Reputation: 5822
I need SQL code that will identify possible duplicates in a table. Lets say my table has 4 columns:
ID (primary key)
Date1
Date2
GroupID
(Date1, Date2, GroupID) form a unique key.
This table gets populated with blocks of data at a time, and it often happens that a new block is loaded in that contains a number of records that are already in there. This fine as long as the unique key catches them. Unfortunately, sometimes Date1 is empty (or at least '1900/01/01') either with the first or subsequent uploads.
So what I need is something to identify where the (Date2, GroupID) combination appear more than once and where for one of the records Date1 = '1900/01/01'
Thanks
Karl
Upvotes: 2
Views: 1234
Reputation: 33980
If I understand correctly, you are looking for a group of IDs for which GroupID and Date2 are the same, there's one occurance of Date1 that's different from 1900/01/01, and all the rest of the Date1s are 1900/01/01.
If I got it right, here's the query for you:
SELECT T.ID
FROM Table T1
WHERE
(T1.GroupID, T1.Date2) IN
(SELECT T2.GroupID, T2.Date2
WHERE T2.Date1 = '1900/01/01' OR
T2.Date IS NULL
GROUP BY T2.GroupID, T2.Date2)
AND
1 >=
(
SELECT COUNT(*)
FROM TABLE T3
WHERE NOT (T3.Date1 = '1900/01/01')
AND NOT (T3.Date1 IS NULL)
AND T3.GroupID = T1.GroupID
AND T3.Date2 = T1.Date2
)
Hope that helps.
Upvotes: 1
Reputation: 562260
This is the most straightforward way I can think to do it:
SELECT DISTINCT t1.*
FROM t t1 JOIN t t2 USING (date2, groupid)

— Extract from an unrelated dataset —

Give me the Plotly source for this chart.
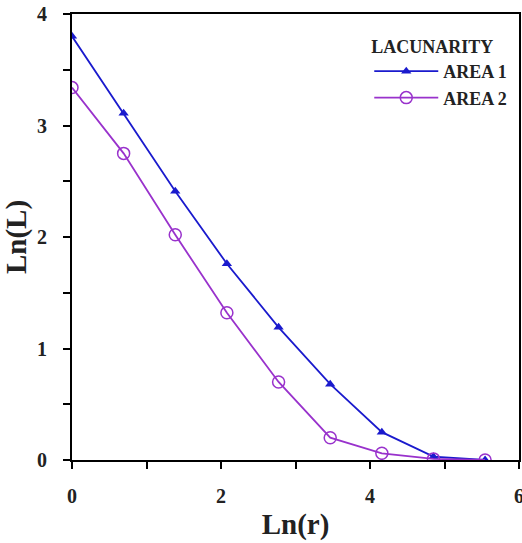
import plotly.graph_objects as go

x_ln_r = [0.0, 0.693, 1.386, 2.079, 2.773, 3.466, 4.159, 4.852, 5.545]
area1 = [3.80, 3.11, 2.41, 1.76, 1.19, 0.68, 0.25, 0.03, 0.00]
area2 = [3.34, 2.75, 2.02, 1.32, 0.70, 0.20, 0.06, 0.01, 0.00]

font_family = "Liberation Serif"

fig = go.Figure()
fig.add_trace(go.Scatter(
    x=x_ln_r, y=area1, mode="lines+markers", name="AREA 1",
    line=dict(color="#1a1acd", width=1.8),
    marker=dict(symbol="triangle-up", size=9, color="#1a1acd"),
))
fig.add_trace(go.Scatter(
    x=x_ln_r, y=area2, mode="lines+markers", name="AREA 2",
    line=dict(color="#9932cc", width=1.8),
    marker=dict(symbol="circle-open", size=12, color="#9932cc", line=dict(width=1.5)),
))

tickfont = dict(family=font_family, size=20, color="#222", weight="bold")
titlefont = dict(family=font_family, size=29, color="#222", weight="bold")

def axis_style(minor_dtick, pad):
    return dict(
        showline=True, linecolor="black", linewidth=2, mirror=True,
        ticks="outside", ticklen=7, tickwidth=2, tickcolor="black",
        showgrid=False, zeroline=False, automargin=False,
        ticklabeloverflow="allow", ticklabelstandoff=pad,
        tickfont=tickfont,
        minor=dict(dtick=minor_dtick, ticks="outside", ticklen=7, tickwidth=2, tickcolor="black"),
    )

fig.update_xaxes(range=[0, 6], dtick=2, tick0=0,
                 title=dict(text="Ln(r)", font=titlefont, standoff=8),
                 **axis_style(1, 10))
fig.update_yaxes(range=[0, 4], dtick=1, tick0=0,
                 title=dict(text="Ln(L)", font=titlefont, standoff=10),
                 **axis_style(0.5, 12))

fig.update_layout(
    width=522, height=543,
    margin=dict(l=72, r=3, t=14, b=83),
    plot_bgcolor="white", paper_bgcolor="white",
    font=dict(family=font_family, color="#222"),
    legend=dict(
        x=0.665, y=0.965, xanchor="left", yanchor="top",
        title=dict(text="LACUNARITY", font=dict(family=font_family, size=18, color="#222", weight="bold"), side="top"),
        font=dict(family=font_family, size=18, color="#222", weight="bold"),
        bgcolor="rgba(255,255,255,0)", itemwidth=64, tracegroupgap=0,
    ),
)

fig.write_html("out.html")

WHERE t1.date1 = '1900/01/01';
No need to use GROUP BY
, which performs poorly on some brands of database.
Upvotes: 0
Reputation: 19666
bkm kind of has it, but the inner select can perform poorly on some databases. This is more straightforward:
select t1.* from
t as t1 left join t as t2
on (t1.date2=t2.date2 and t1.groupid=t2.groupid)
where t1.id != t2.id and (t1.date1='1900/01/01' or t2.date2='1900/01/01')
Upvotes: 2
Reputation: 8261
select * from table a
join (
select Date2, GroupID, Count(*)
from table
group by Date2, GroupID
having count(*) > 1
) b on (a.Date2 = b.Date2 and a.GroupID = b.GroupID)
where a.Date1 = '1900/01/01'
Upvotes: 0
Reputation: 966
A check constraint perhaps.
Something along the lines of select count(*) where date1 = '1900/01/01' and date2 = @date2 and groupid = @groupid
.
Just need to see if you can do this in a table-level constraint ....
Upvotes: 0
Reputation: 983
You can identify duplicates on (date2, GroupID) using
Select date2,GroupID
from t
group by (date2,GroupID)
having count(*) >1
Use this to identify records in main table that are duplicates:
Select *
from t
where date1='1900/01/01'
and (date2,groupID) = (Select date2,GroupID
from t
group by (date2,GroupID)
having count(*) >1)
NOTE: Since Date1, Date2, GroupID forms a unique key, check if your design is right in allowing Date1 to be NULL. You could have a genuine case where Date 1 is different for two rows while (date2,GroupID) is the same
Upvotes: 1
Reputation: 19603
In addition to having a PRIMARY KEY field defined on the table, you can also add other UNIQUE constraints to perform the same sort of thing you're asking for. They'll validate that a particular column or set of columns have a unique value in the table.
Check out the entry in the MySQL manual for an example:
http://dev.mysql.com/doc/refman/5.1/en/create-table.html
Upvotes: 0